Ben bir eğitimci olarak bu soruyu uzun zamandır kendime soruyorum. Kendimce cevaplarım ve plânlarım var. Şanslıyım, düşüncelerimi sizinle paylaşmak için yazabiliyorum. Benim sizlerle paylaştığım gibi sizler de fikirlerinizi yazarlarla, konuşmacılarla, aldığınız gazetelerin, dergilerin yazarlarıyla, televizyonların yapımcılarıyla paylaşma cesaretini gösterin. Gösterin ki size seslenenler bilinçli toplumun karşısında daha çok çalışmak, okumak, düşünmek ve proje üretmek zorunda kalsın. Eğer bunu yapsaydık, üniversitelerimizin sosyal konularda açılan bölümlerinin hocaları yazılan kitaplarla ilgili tenkitler yaparlardı. Bu incelemeler kültür ve edebiyat dergilerinde yer alırdı. Okuyan gençlerle tartışmalara girilirdi. Vakıflar, dernekler, kulüpler ve görüntülü medya bir yazarı tek başına konuşturmak yerine o oturumlara katılmak için eserin okunmuş olması şartını getirir, kendimiz söyleyip dinlemezdik.
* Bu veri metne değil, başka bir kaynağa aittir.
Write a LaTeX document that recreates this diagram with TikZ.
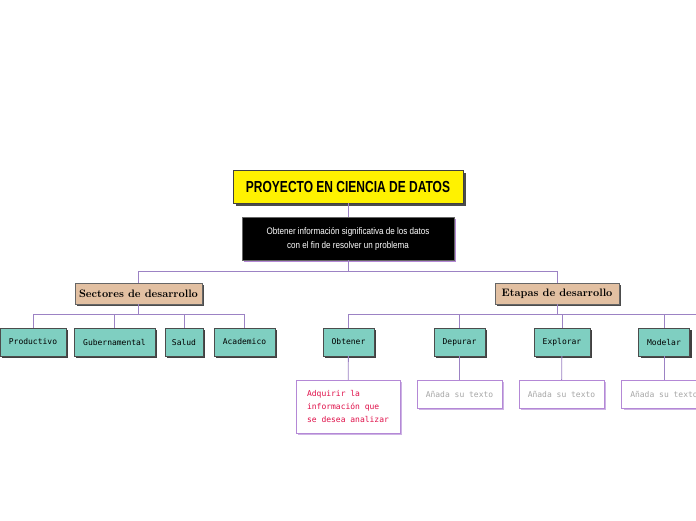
\documentclass[tikz,border=0pt]{standalone}
\usepackage{fontspec}
\usepackage{tikz}
\usetikzlibrary{positioning, shadows}
\newfontfamily\TitleFont[FakeStretch=0.75]{Liberation Sans}
\newfontfamily\NoteFont[FakeStretch=0.85]{Liberation Sans}
\newfontfamily\DotFont{DejaVu Sans Mono}
\definecolor{titleyellow}{HTML}{FFF200}
\definecolor{tealbox}{HTML}{7FCFC1}
\definecolor{tanbox}{HTML}{E2C0A2}
\definecolor{linkviolet}{HTML}{9C82C4}
\definecolor{subviolet}{HTML}{B488D6}
\definecolor{subshadow}{HTML}{CDB3E4}
\definecolor{redtext}{HTML}{E0104A}

\begin{document}
\begin{tikzpicture}[x=1pt, y=-1pt,
				link/.style = {draw=linkviolet, line width=0.8pt},
				topic/.style = {rectangle, draw=black!75, fill=titleyellow, minimum width=230pt, minimum height=33pt,
					font=\TitleFont\bfseries\fontsize{16}{18}\selectfont,
					drop shadow={shadow xshift=2.5pt, shadow yshift=-2.5pt, fill=black!70, opacity=1}},
				note/.style = {rectangle, draw=black!60, fill=black, text=white, minimum width=212pt, minimum height=43pt,
					align=center, font=\NoteFont\fontsize{9.5}{14}\selectfont,
					drop shadow={shadow xshift=2pt, shadow yshift=-2pt, fill=subviolet, opacity=1}},
				branch/.style = {rectangle, draw=black!60, fill=tanbox, minimum height=21pt, inner xsep=3pt,
					font=\bfseries\fontsize{10.8}{12}\selectfont,
					drop shadow={shadow xshift=2pt, shadow yshift=-2pt, fill=black!70, opacity=1}},
				leaf/.style = {rectangle, draw=black!70, fill=tealbox, minimum height=28pt, inner xsep=2pt,
					font=\DotFont\fontsize{8}{10}\selectfont,
					drop shadow={shadow xshift=2pt, shadow yshift=-2pt, fill=black!75, opacity=1}},
				detail/.style = {rectangle, draw=subviolet, fill=white, minimum height=28pt, minimum width=85pt,
					text=black!35, font=\DotFont\fontsize{8}{10}\selectfont,
					drop shadow={shadow xshift=2pt, shadow yshift=-2pt, fill=subshadow, opacity=1}},
			]
			\useasboundingbox[fill=white] (0,0) rectangle (696,520);

			% root and description
			\node[topic](root) at (348,186.5){PROYECTO EN CIENCIA DE DATOS};
			\node[note](desc) at (348,238.5){Obtener información significativa de los datos\\con el fin de resolver un problema};

			% two branches
			\node[branch, minimum width=127pt](sect) at (138.5,293.5){Sectores de desarrollo};
			\node[branch, minimum width=124pt](etap) at (557,293.5){Etapas de desarrollo};

			% sectors
			\node[leaf, minimum width=66pt](prod) at (33,342){Productivo};
			\node[leaf, minimum width=81pt](gube) at (114.5,342){Gubernamental};
			\node[leaf, minimum width=38pt](salu) at (184,342){Salud};
			\node[leaf, minimum width=61pt](acad) at (244.5,342){Academico};

			% stages
			\node[leaf, minimum width=51pt](obte) at (348.5,342){Obtener};
			\node[leaf, minimum width=51pt](depu) at (459.5,342){Depurar};
			\node[leaf, minimum width=56pt](expl) at (562,342){Explorar};
			\node[leaf, minimum width=51pt](mode) at (664,342){Modelar};
			\coordinate(edge) at (700,315);

			% details
			\node[detail, minimum width=104pt, minimum height=53pt, text=redtext, align=left,
				font=\DotFont\fontsize{8}{13}\selectfont](adqu) at (348,406.5){Adquirir la\\información que\\se desea analizar};
			\node[detail](depd) at (459.5,394){Añada su texto};
			\node[detail](expd) at (561.5,394){Añada su texto};
			\node[detail](modd) at (664,394){Añada su texto};

			\draw[link](root)--(desc);
			\draw[link](desc.south)--++(0,11)-|(sect.north);
			\draw[link](desc.south)--++(0,11)-|(etap.north);
			\foreach \kid in {prod, gube, salu, acad}
				\draw[link](sect.south)--++(0,10.5)-|(\kid.north);
			\foreach \kid in {obte, depu, expl, mode}
				\draw[link](etap.south)--++(0,10.5)-|(\kid.north);
			\draw[link](etap.south)--++(0,10.5)-|(edge);
			\draw[link](obte)--(adqu);
			\draw[link](depu)--(depd);
			\draw[link](expl)--(expd);
			\draw[link](mode)--(modd);

		\end{tikzpicture}
\end{document}
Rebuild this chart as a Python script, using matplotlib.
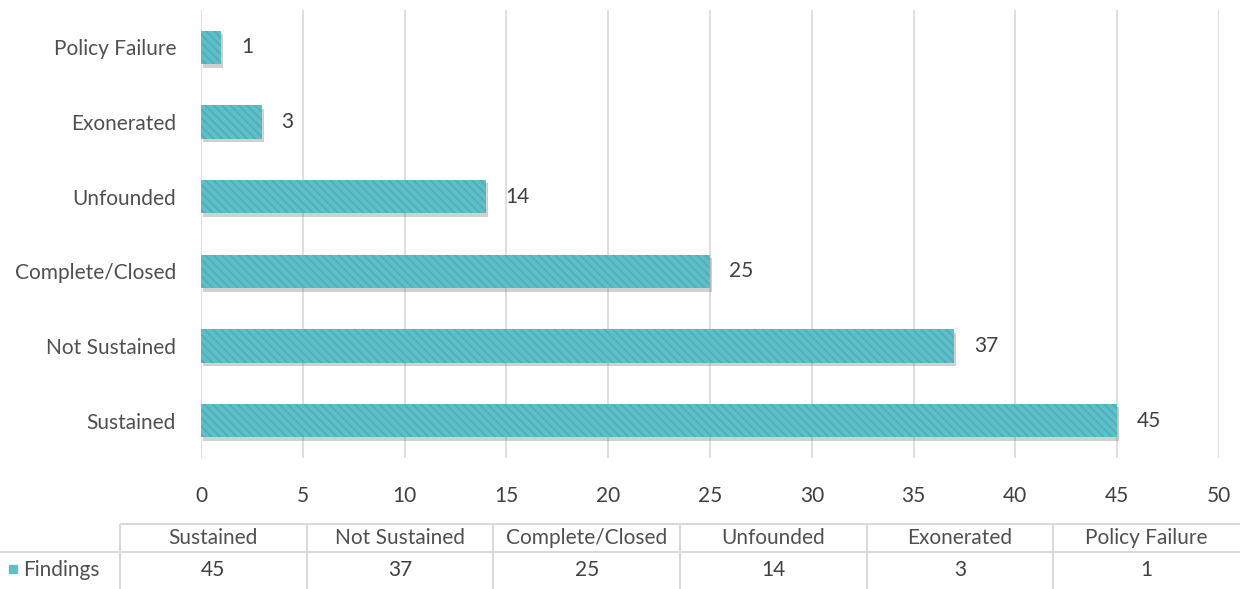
import matplotlib
matplotlib.use("Agg")
import matplotlib.pyplot as plt
import matplotlib.patheffects as pe
import numpy as np

categories = ['Sustained', 'Not Sustained', 'Complete/Closed', 'Unfounded', 'Exonerated', 'Policy Failure']
findings = [45, 37, 25, 14, 3, 1]
series_name = 'Findings'
x_ticks = [0, 5, 10, 15, 20, 25, 30, 35, 40, 45, 50]

bar_color = '#5ebfc9'
hatch_color = '#4eaeb9'
grid_color = '#d9d9d9'
text_color = '#505050'
num_color = '#404040'
fs = 15

plt.rcParams['font.family'] = ['Lato', 'DejaVu Sans']
plt.rcParams['hatch.linewidth'] = 1.3

fig = plt.figure(figsize=(12.4, 5.89), dpi=100)
W, H = 1240, 589

# main chart
ax = fig.add_axes([201 / W, 1 - 458 / H, (1219 - 201) / W, (458 - 10) / H])
y = np.arange(len(categories))
# plain bars underneath only to cast the soft shadow
under = ax.barh(y, findings, height=0.45, color=bar_color, linewidth=0, zorder=2)
for b in under:
    b.set_path_effects([pe.SimplePatchShadow(offset=(1.5, -2.5), shadow_rgbFace='#666666', alpha=0.3),
                        pe.Normal()])
bars = ax.barh(y, findings, height=0.45, color=bar_color, edgecolor=hatch_color,
               linewidth=0, hatch='\\\\\\\\', zorder=3)
ax.bar_label(bars, padding=14, fontsize=fs, color=num_color)

ax.set_xlim(0, 50)
ax.set_ylim(-0.5, len(categories) - 0.5)
ax.set_xticks(x_ticks)
ax.set_yticks(y)
ax.set_yticklabels(categories)
ax.xaxis.grid(True, color=grid_color, linewidth=1.2, zorder=0)
ax.set_axisbelow(True)
for s in ax.spines.values():
    s.set_visible(False)
ax.tick_params(axis='both', length=0, labelsize=fs, colors=text_color)
ax.tick_params(axis='x', pad=20, labelcolor=num_color)
ax.tick_params(axis='y', pad=18)

# data table under the chart
tab = fig.add_axes([0, 0, 1, (H - 523) / H])
tab.set_xlim(0, W)
tab.set_ylim(H, 523)
tab.axis('off')
left = 120
col_w = (W - left) / len(categories)
row_mid = 552
tab.hlines([524, row_mid], [left, 0], W, color=grid_color, linewidth=1.5)
for i in range(len(categories) + 1):
    xe = left + i * col_w
    if xe < W:
        tab.vlines(xe, 524, H, color=grid_color, linewidth=1.5)
for i, (c, v) in enumerate(zip(categories, findings)):
    xc = left + (i + 0.5) * col_w
    tab.text(xc, 538, c, ha='center', va='center', fontsize=fs, color=text_color)
    tab.text(xc, 570, str(v), ha='center', va='center', fontsize=fs, color=num_color)
tab.scatter([13], [569], marker='s', s=40, color=bar_color)
tab.text(23, 570, series_name, ha='left', va='center', fontsize=fs, color=text_color)

fig.savefig('out.png', dpi=100, facecolor='white')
Ben görevimi yaptım. Elif ŞAFAK Hanım”ın yazdığı gazetedeki yazılarında yaptığı yanlışları yazı işlerine bildirdim. Tek bir yazıda bile tarihî gerçekleri saptırırsa gençlerle beraber cevabımızın olacağını yazdım. Yazı işleri anlayış gösterdi. Bir uzun mektup yayınladı. Okuyucuyla gazete yazı işleri müdürlüğü arasında kamu teftişi sistemi kurulduğu, gelen mektupların yazı işlerinde değerlendirileceğini, ayrıca gönderilen her mektubun yazara gönderileceğini ve yayınlanacağını ifade ettiler. Şu anda Elif ŞAFAK tarihî konulara temas etmeden yazılarını yazıyor. Sizler de bütün gazetelerden gelen mektupların değerlendirilmesini ve yayınlanmasını isteyerek işe başlayabilirsiniz.
Eğitimimizi ve okullarımızı gelecek sayıda değerlendirelim. Son sözü Hazret-i Mevlânâ”ya bırakalım:
“Peygamber, tek başına bir âleme saldırırken, bir korkuya bir gama düşüp de yüz çevirmedi.
Taşın da yüzü pektir, gözü pek, dünyalar dolusu kerpiçten korkmaz o. Çünkü kerpici, kerpiç döken yapmıştır. Taşsa Allah”ın sanatıdır, o yüzden pektir, sağlamdır.
Seni bekletmeden sana yol vermeye, yol uğrağını göstermeye gücüm yeter. Fakat varılan yerin tadı-tuzu yolculuğun zahmetincedir.”